Ludwig Van BEETHOVEN : les seize quatuors
Les neuf symphonies, les trente-deux sonates pour piano et les seize quatuors sont les trois piliers de l’œuvre de Beethoven, riche de bien d’autres chefs‑d’œuvre (Missa Solemnis, Fidelio, concertos pour piano, pour violon).
Ces trois ensembles monumentaux parcourent toute la carrière de Beethoven, le compositeur qui a fait passer la musique de l’époque classique à l’époque romantique, composant à la fois pendant les carrières de Mozart et Haydn et celles de Schubert et Mendelssohn.

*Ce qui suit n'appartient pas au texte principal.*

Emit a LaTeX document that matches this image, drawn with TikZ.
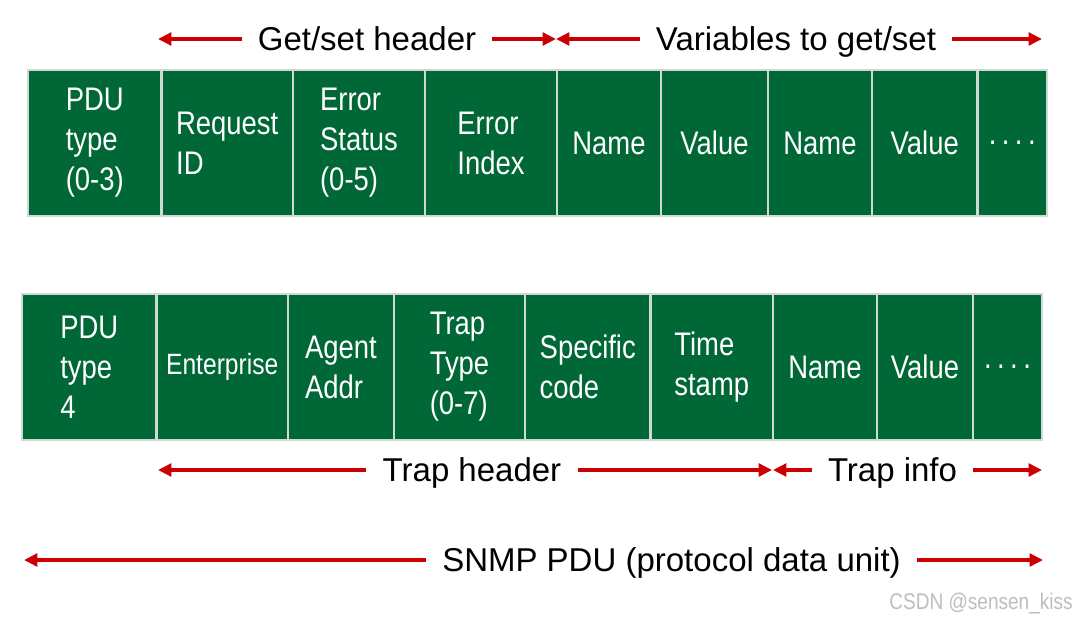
\documentclass[tikz,border=0pt]{standalone}
\usepackage{fontspec}
\setmainfont{Liberation Sans}
\newfontfamily\cellfont[FakeStretch=0.84]{Liberation Sans}
\usetikzlibrary{arrows.meta}
\definecolor{pdugreen}{RGB}{0,103,55}
\definecolor{sepgray}{RGB}{205,218,210}
\definecolor{arrowred}{RGB}{204,0,0}
\definecolor{markgray}{RGB}{190,190,190}

\begin{document}
\begin{tikzpicture}[
        x=0.75pt, y=-0.75pt,
        >={Triangle[length=10pt,width=9.5pt]},
        every node/.style={inner sep=0pt},
        cell/.style={fill=pdugreen, draw=sepgray, line width=2pt, minimum height=109.5pt,
            text=white, align=left, font=\cellfont\fontsize{24.5}{30}\selectfont},
        span/.style={font=\fontsize{24.75}{30}\selectfont, text height=17.8pt, text depth=0pt, inner xsep=12pt},
        bar/.style={->, arrowred, line width=3.2pt}
    ]
    \path[fill=white, use as bounding box] (0,0) rectangle (1077,621);
    % get/set PDU
    \node[cell, minimum width=100.1pt] (pdutype) at (94.75,143) {PDU\\type\\(0-3)};
    \node[cell, minimum width=98.6pt] (reqid) at (227.25,143) {Request\\ID};
    \node[cell, minimum width=99pt] (errstat) at (359,143) {Error\\Status\\(0-5)};
    \node[cell, minimum width=99pt] (erridx) at (491,143) {Error\\Index};
    \node[cell, minimum width=78pt] (nameA) at (609,143) {Name};
    \node[cell, minimum width=80.25pt] (valueA) at (714.5,143) {Value};
    \node[cell, minimum width=78pt] (nameB) at (820,143) {Name};
    \node[cell, minimum width=79.1pt] (valueB) at (924.75,143) {Value};
    \node[cell, minimum width=52.1pt] (moreA) at (1012.25,143) {.\,.\,.\,.};
    % trap PDU
    \node[cell, minimum width=100.9pt] (traptype) at (89.25,367) {PDU\\type\\4};
    \node[cell, minimum width=98.6pt, font=\cellfont\fontsize{22}{26}\selectfont] (enterprise) at (222.25,367) {Enterprise};
    \node[cell, minimum width=79.5pt] (agent) at (341,367) {Agent\\Addr};
    \node[cell, minimum width=98.25pt] (traptp) at (459.5,367) {Trap\\Type\\(0-7)};
    \node[cell, minimum width=94.1pt] (specific) at (587.75,367) {Specific\\code};
    \node[cell, minimum width=91.9pt] (stamp) at (711.75,367) {Time\\stamp};
    \node[cell, minimum width=78pt] (nameC) at (825,367) {Name};
    \node[cell, minimum width=72pt] (valueC) at (925,367) {Value};
    \node[cell, minimum width=51.75pt] (moreB) at (1007.5,367) {.\,.\,.\,.};
    % spans
    \node[span] (getset) at (367,39) {Get/set header};
    \node[span] (vars) at (796,39) {Variables to get/set};
    \node[span] (traphdr) at (472,470) {Trap header};
    \node[span] (trapinfo) at (892.5,470) {Trap info};
    \node[span] (snmp) at (671.5,560) {SNMP PDU (protocol data unit)};
    \coordinate (getsetL) at (158,39);
    \coordinate (getsetR) at (556,39);
    \coordinate (varsL) at (556,39);
    \coordinate (varsR) at (1042,39);
    \coordinate (traphdrL) at (158,470);
    \coordinate (traphdrR) at (772,470);
    \coordinate (trapinfoL) at (773,470);
    \coordinate (trapinfoR) at (1042,470);
    \coordinate (snmpL) at (24,560);
    \coordinate (snmpR) at (1043,560);
    \draw[bar] (getset.west) -- (getsetL);
    \draw[bar] (getset.east) -- (getsetR);
    \draw[bar] (vars.west) -- (varsL);
    \draw[bar] (vars.east) -- (varsR);
    \draw[bar] (traphdr.west) -- (traphdrL);
    \draw[bar] (traphdr.east) -- (traphdrR);
    \draw[bar] (trapinfo.west) -- (trapinfoL);
    \draw[bar] (trapinfo.east) -- (trapinfoR);
    \draw[bar] (snmp.west) -- (snmpL);
    \draw[bar] (snmp.east) -- (snmpR);
    \node[font=\cellfont\fontsize{17}{20}\selectfont, text=markgray, anchor=east] (mark) at (1073,604) {CSDN @sensen\_kiss};
\end{tikzpicture}
\end{document}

De ces trois piliers, les seize quatuors sont probablement l’ensemble le plus ardu, celui où les innovations de Beethoven et ses modernités demandent le plus de concentration, des musiciens et des auditeurs.
Et l’aridité du quatuor réduit à un seul instrument par voix ne pardonne rien sans une interprétation parfaite.
Contrairement aux quatuors de Mozart ou de Haydn, chez Beethoven les quatuors de jeunesse sont d’emblée mémorables. Les six premiers quatuors de l’opus 18 sont déjà remarquables.
Ayons bien en tête qu’au moment de leur composition Haydn est encore devant dix ans de carrière. Sur le même schéma que les quatuors de Haydn et Mozart, nous avons tout de même changé d’époque. Le changement de siècle a même lieu là sous nos yeux, dans le très court Trio du scherzo de l’opus 18 n° 3, le premier composé, une musique d’une audace jamais entendue auparavant.
Le dernier mouvement de l’opus 18 n° 6, La Malinconia, surprend avec son alternance rapsodique de moments rapides et lents. Puis la forme se libère, jusqu’aux derniers quatuors d’une structure complètement non orthodoxe, aux audaces harmoniques et rythmiques considérables, composés après la Neuvième Symphonie, à un moment où sa surdité est totale. Le finale original du Treizième Quatuor, dit Grande Fugue, est une prouesse musicale.
Et pour se convaincre de l’avance que Beethoven avait sur son temps, faites la curieuse expérience d’écouter le mouvement lent du Seizième Quatuor, le dernier composé, dans l’orchestration faite par Mahler, interprété par Leonard Bernstein : c’est saisissant, nous sommes en plein adagio de la Troisième ou de la Neuvième Symphonie de Mahler.
Nous avons adoré l’interprétation du Quatuor Belcea. Ce quatuor constitué autour de Corina Belcea s’est fait connaître il y a plus de dix ans, notamment par ses enregistrements pour le label Zig-Zag Territoires (un disque Janacek qui fait toujours référence). Il se caractérise par une très grande expressivité, une interprétation toute en relief, jamais plate ni fade. Cela lui permet de rendre l’invention des premiers quatuors opus 18, tout en étant très à l’aise avec la modernité des derniers opus.
Pour ces concerts filmés en public naturellement sur plusieurs soirées, les musiciens ont choisi une disposition originale, avec le violoncelle au centre et l’alto à droite faisant miroir aux deux violons. Une fois de plus l’image apporte beaucoup.
Nous sommes vraiment à un concert. L’image haute définition nous montre tout de la finesse des traits d’archet, des efforts de nuance, de l’élégance des tenues des musiciens.